Information given:
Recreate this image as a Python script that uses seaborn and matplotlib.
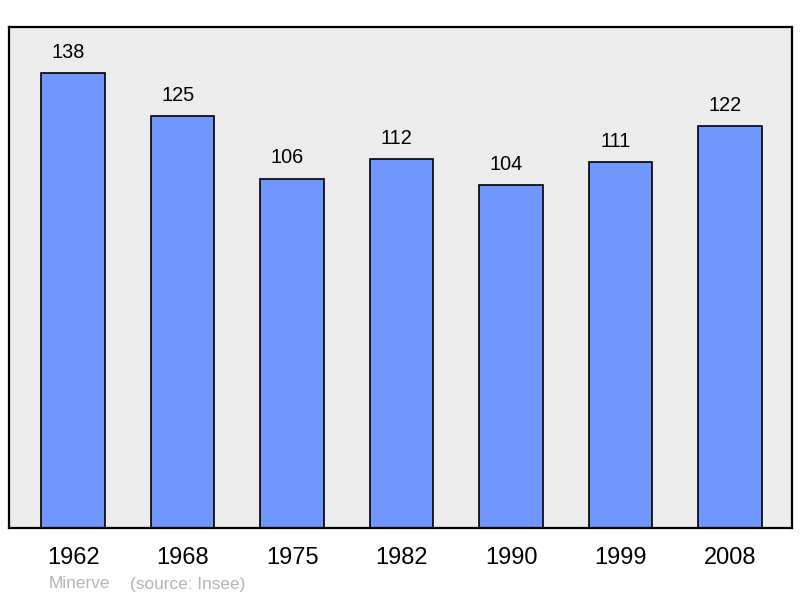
import pandas as pd
import seaborn as sns
import matplotlib.pyplot as plt

years = ["1962", "1968", "1975", "1982", "1990", "1999", "2008"]
population = [138, 125, 106, 112, 104, 111, 122]
commune = "Minerve"
source = "(source: Insee)"

df = pd.DataFrame({"year": years, "population": population})

sns.set_style("white")
plt.rcParams['font.family'] = ['Liberation Sans', 'DejaVu Sans']
plt.rcParams['text.color'] = 'black'

fig = plt.figure(figsize=(8, 5.98), dpi=100)
ax = fig.add_axes([9 / 800, 70 / 598, 783 / 800, 501 / 598])
ax.set_facecolor("#ececec")

sns.barplot(x="year", y="population", data=df, color="#7096ff", width=0.58,
            edgecolor="black", linewidth=1.2, saturation=1, ax=ax)

for i, v in enumerate(population):
    ax.text(i - 0.045, v + 3.4, str(v), ha="center", va="bottom",
            fontsize=14.3, color="black")

ax.set_xlim(-0.585, 6.565)
ax.set_ylim(0, 152)
ax.set_yticks([])
ax.set_xlabel("")
ax.set_ylabel("")
ax.tick_params(axis="x", length=0, pad=13.5, labelsize=17, labelcolor="black")
for s in ax.spines.values():
    s.set_visible(True)
    s.set_color("black")
    s.set_linewidth(1.6)

fig.text(49 / 800, 1 - 584 / 598, commune, color="#b4b4b4", fontsize=12.4, va="center")
fig.text(130 / 800, 1 - 584 / 598, source, color="#b4b4b4", fontsize=12.4, va="center")

fig.savefig("out.png", dpi=100)
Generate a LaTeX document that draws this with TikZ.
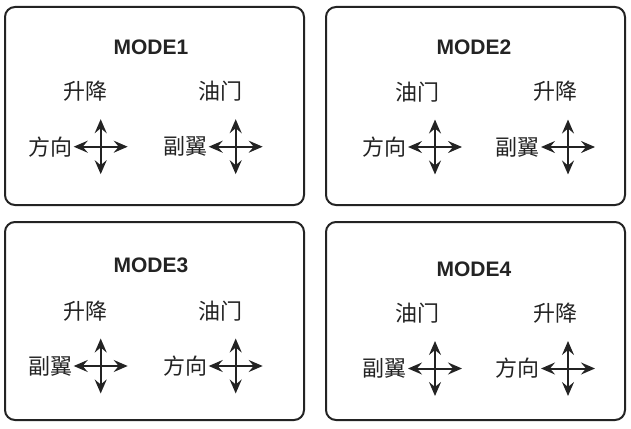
\documentclass[tikz,border=0pt]{standalone}
\usepackage{fontspec}
\setmainfont{Liberation Sans}
\newfontfamily\cjk{Noto Sans CJK SC}
\usetikzlibrary{positioning, arrows.meta}
\definecolor{ink}{HTML}{232323}
\tikzset{
    panel/.style={ % the four mode boxes
        draw=ink,
        line width=2pt,
        rounded corners=10pt,
        minimum width=299pt,
        minimum height=198pt
    },
    modetitle/.style={font=\bfseries\fontsize{21}{21}\selectfont, text=ink},
    chan/.style={ % channel names
        font=\cjk\fontsize{22}{22}\selectfont,
        text=ink,
        inner sep=1pt
    },
    stick/.style={ % one axis of a stick cross
        draw=ink,
        line width=2pt,
        {Stealth[length=14pt,width=12pt,inset=5pt]}-{Stealth[length=14pt,width=12pt,inset=5pt]}
    }
}

\begin{document}
\begin{tikzpicture}[x=1pt,y=-1pt]
        \useasboundingbox (0,0) rectangle (631,428);
        % boxes
        \node[panel]    (p1)    at (154.5,106)  {};
        \node[panel]    (p2)    at (475.5,106)  {};
        \node[panel]    (p3)    at (154.5,321)  {};
        \node[panel]    (p4)    at (475.5,321)  {};
        % titles
        \node[modetitle]    (t1)    at (151,47)     {MODE1};
        \node[modetitle]    (t2)    at (474,47)     {MODE2};
        \node[modetitle]    (t3)    at (151,265.5)  {MODE3};
        \node[modetitle]    (t4)    at (474,269)    {MODE4};
        % stick centres
        \coordinate (s1a) at (100.7,146.7);
        \coordinate (s1b) at (235.7,146.7);
        \coordinate (s2a) at (435,147);
        \coordinate (s2b) at (568,147);
        \coordinate (s3a) at (100.7,366);
        \coordinate (s3b) at (235.7,366);
        \coordinate (s4a) at (435,368.5);
        \coordinate (s4b) at (568,368.5);
        % MODE1
        \node[chan, above=44pt of s1a, xshift=-15.7pt]  (u1a)   {升降};
        \node[chan, above=44pt of s1b, xshift=-15.7pt]  (u1b)   {油门};
        \node[chan, left=27pt of s1a]                   (l1a)   {方向};
        \node[chan, left=27pt of s1b]                   (l1b)   {副翼};
        % MODE2
        \node[chan, above=44pt of s2a, xshift=-18pt]    (u2a)   {油门};
        \node[chan, above=44pt of s2b, xshift=-13pt]    (u2b)   {升降};
        \node[chan, left=27pt of s2a]                   (l2a)   {方向};
        \node[chan, left=27pt of s2b]                   (l2b)   {副翼};
        % MODE3
        \node[chan, above=44pt of s3a, xshift=-15.7pt]  (u3a)   {升降};
        \node[chan, above=44pt of s3b, xshift=-15.7pt]  (u3b)   {油门};
        \node[chan, left=27pt of s3a]                   (l3a)   {副翼};
        \node[chan, left=27pt of s3b]                   (l3b)   {方向};
        % MODE4
        \node[chan, above=44pt of s4a, xshift=-18pt]    (u4a)   {油门};
        \node[chan, above=44pt of s4b, xshift=-13pt]    (u4b)   {升降};
        \node[chan, left=27pt of s4a]                   (l4a)   {副翼};
        \node[chan, left=27pt of s4b]                   (l4b)   {方向};

        % crosses
        \draw[stick] (l1a.east) -- ([xshift=27pt]s1a);
        \draw[stick] ([yshift=-27.5pt]s1a) -- ([yshift=27.5pt]s1a);
        \draw[stick] (l1b.east) -- ([xshift=27pt]s1b);
        \draw[stick] ([yshift=-27.5pt]s1b) -- ([yshift=27.5pt]s1b);
        \draw[stick] (l2a.east) -- ([xshift=27pt]s2a);
        \draw[stick] ([yshift=-27.5pt]s2a) -- ([yshift=27.5pt]s2a);
        \draw[stick] (l2b.east) -- ([xshift=27pt]s2b);
        \draw[stick] ([yshift=-27.5pt]s2b) -- ([yshift=27.5pt]s2b);
        \draw[stick] (l3a.east) -- ([xshift=27pt]s3a);
        \draw[stick] ([yshift=-27.5pt]s3a) -- ([yshift=27.5pt]s3a);
        \draw[stick] (l3b.east) -- ([xshift=27pt]s3b);
        \draw[stick] ([yshift=-27.5pt]s3b) -- ([yshift=27.5pt]s3b);
        \draw[stick] (l4a.east) -- ([xshift=27pt]s4a);
        \draw[stick] ([yshift=-27.5pt]s4a) -- ([yshift=27.5pt]s4a);
        \draw[stick] (l4b.east) -- ([xshift=27pt]s4b);
        \draw[stick] ([yshift=-27.5pt]s4b) -- ([yshift=27.5pt]s4b);
\end{tikzpicture}
\end{document}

Exercise directions:
In your copy, repeat each record exactly and include no pictures.

Output:
Recreate this image as a Python script that uses seaborn and matplotlib.
import pandas as pd
import seaborn as sns
import matplotlib.pyplot as plt

years = ["1962", "1968", "1975", "1982", "1990", "1999", "2008"]
population = [138, 125, 106, 112, 104, 111, 122]
commune = "Minerve"
source = "(source: Insee)"

df = pd.DataFrame({"year": years, "population": population})

sns.set_style("white")
plt.rcParams['font.family'] = ['Liberation Sans', 'DejaVu Sans']
plt.rcParams['text.color'] = 'black'

fig = plt.figure(figsize=(8, 5.98), dpi=100)
ax = fig.add_axes([9 / 800, 70 / 598, 783 / 800, 501 / 598])
ax.set_facecolor("#ececec")

sns.barplot(x="year", y="population", data=df, color="#7096ff", width=0.58,
            edgecolor="black", linewidth=1.2, saturation=1, ax=ax)

for i, v in enumerate(population):
    ax.text(i - 0.045, v + 3.4, str(v), ha="center", va="bottom",
            fontsize=14.3, color="black")

ax.set_xlim(-0.585, 6.565)
ax.set_ylim(0, 152)
ax.set_yticks([])
ax.set_xlabel("")
ax.set_ylabel("")
ax.tick_params(axis="x", length=0, pad=13.5, labelsize=17, labelcolor="black")
for s in ax.spines.values():
    s.set_visible(True)
    s.set_color("black")
    s.set_linewidth(1.6)

fig.text(49 / 800, 1 - 584 / 598, commune, color="#b4b4b4", fontsize=12.4, va="center")
fig.text(130 / 800, 1 - 584 / 598, source, color="#b4b4b4", fontsize=12.4, va="center")

fig.savefig("out.png", dpi=100)
Generate a LaTeX document that draws this with TikZ.
\documentclass[tikz,border=0pt]{standalone}
\usepackage{fontspec}
\setmainfont{Liberation Sans}
\newfontfamily\cjk{Noto Sans CJK SC}
\usetikzlibrary{positioning, arrows.meta}
\definecolor{ink}{HTML}{232323}
\tikzset{
    panel/.style={ % the four mode boxes
        draw=ink,
        line width=2pt,
        rounded corners=10pt,
        minimum width=299pt,
        minimum height=198pt
    },
    modetitle/.style={font=\bfseries\fontsize{21}{21}\selectfont, text=ink},
    chan/.style={ % channel names
        font=\cjk\fontsize{22}{22}\selectfont,
        text=ink,
        inner sep=1pt
    },
    stick/.style={ % one axis of a stick cross
        draw=ink,
        line width=2pt,
        {Stealth[length=14pt,width=12pt,inset=5pt]}-{Stealth[length=14pt,width=12pt,inset=5pt]}
    }
}

\begin{document}
\begin{tikzpicture}[x=1pt,y=-1pt]
        \useasboundingbox (0,0) rectangle (631,428);
        % boxes
        \node[panel]    (p1)    at (154.5,106)  {};
        \node[panel]    (p2)    at (475.5,106)  {};
        \node[panel]    (p3)    at (154.5,321)  {};
        \node[panel]    (p4)    at (475.5,321)  {};
        % titles
        \node[modetitle]    (t1)    at (151,47)     {MODE1};
        \node[modetitle]    (t2)    at (474,47)     {MODE2};
        \node[modetitle]    (t3)    at (151,265.5)  {MODE3};
        \node[modetitle]    (t4)    at (474,269)    {MODE4};
        % stick centres
        \coordinate (s1a) at (100.7,146.7);
        \coordinate (s1b) at (235.7,146.7);
        \coordinate (s2a) at (435,147);
        \coordinate (s2b) at (568,147);
        \coordinate (s3a) at (100.7,366);
        \coordinate (s3b) at (235.7,366);
        \coordinate (s4a) at (435,368.5);
        \coordinate (s4b) at (568,368.5);
        % MODE1
        \node[chan, above=44pt of s1a, xshift=-15.7pt]  (u1a)   {升降};
        \node[chan, above=44pt of s1b, xshift=-15.7pt]  (u1b)   {油门};
        \node[chan, left=27pt of s1a]                   (l1a)   {方向};
        \node[chan, left=27pt of s1b]                   (l1b)   {副翼};
        % MODE2
        \node[chan, above=44pt of s2a, xshift=-18pt]    (u2a)   {油门};
        \node[chan, above=44pt of s2b, xshift=-13pt]    (u2b)   {升降};
        \node[chan, left=27pt of s2a]                   (l2a)   {方向};
        \node[chan, left=27pt of s2b]                   (l2b)   {副翼};
        % MODE3
        \node[chan, above=44pt of s3a, xshift=-15.7pt]  (u3a)   {升降};
        \node[chan, above=44pt of s3b, xshift=-15.7pt]  (u3b)   {油门};
        \node[chan, left=27pt of s3a]                   (l3a)   {副翼};
        \node[chan, left=27pt of s3b]                   (l3b)   {方向};
        % MODE4
        \node[chan, above=44pt of s4a, xshift=-18pt]    (u4a)   {油门};
        \node[chan, above=44pt of s4b, xshift=-13pt]    (u4b)   {升降};
        \node[chan, left=27pt of s4a]                   (l4a)   {副翼};
        \node[chan, left=27pt of s4b]                   (l4b)   {方向};

        % crosses
        \draw[stick] (l1a.east) -- ([xshift=27pt]s1a);
        \draw[stick] ([yshift=-27.5pt]s1a) -- ([yshift=27.5pt]s1a);
        \draw[stick] (l1b.east) -- ([xshift=27pt]s1b);
        \draw[stick] ([yshift=-27.5pt]s1b) -- ([yshift=27.5pt]s1b);
        \draw[stick] (l2a.east) -- ([xshift=27pt]s2a);
        \draw[stick] ([yshift=-27.5pt]s2a) -- ([yshift=27.5pt]s2a);
        \draw[stick] (l2b.east) -- ([xshift=27pt]s2b);
        \draw[stick] ([yshift=-27.5pt]s2b) -- ([yshift=27.5pt]s2b);
        \draw[stick] (l3a.east) -- ([xshift=27pt]s3a);
        \draw[stick] ([yshift=-27.5pt]s3a) -- ([yshift=27.5pt]s3a);
        \draw[stick] (l3b.east) -- ([xshift=27pt]s3b);
        \draw[stick] ([yshift=-27.5pt]s3b) -- ([yshift=27.5pt]s3b);
        \draw[stick] (l4a.east) -- ([xshift=27pt]s4a);
        \draw[stick] ([yshift=-27.5pt]s4a) -- ([yshift=27.5pt]s4a);
        \draw[stick] (l4b.east) -- ([xshift=27pt]s4b);
        \draw[stick] ([yshift=-27.5pt]s4b) -- ([yshift=27.5pt]s4b);
\end{tikzpicture}
\end{document}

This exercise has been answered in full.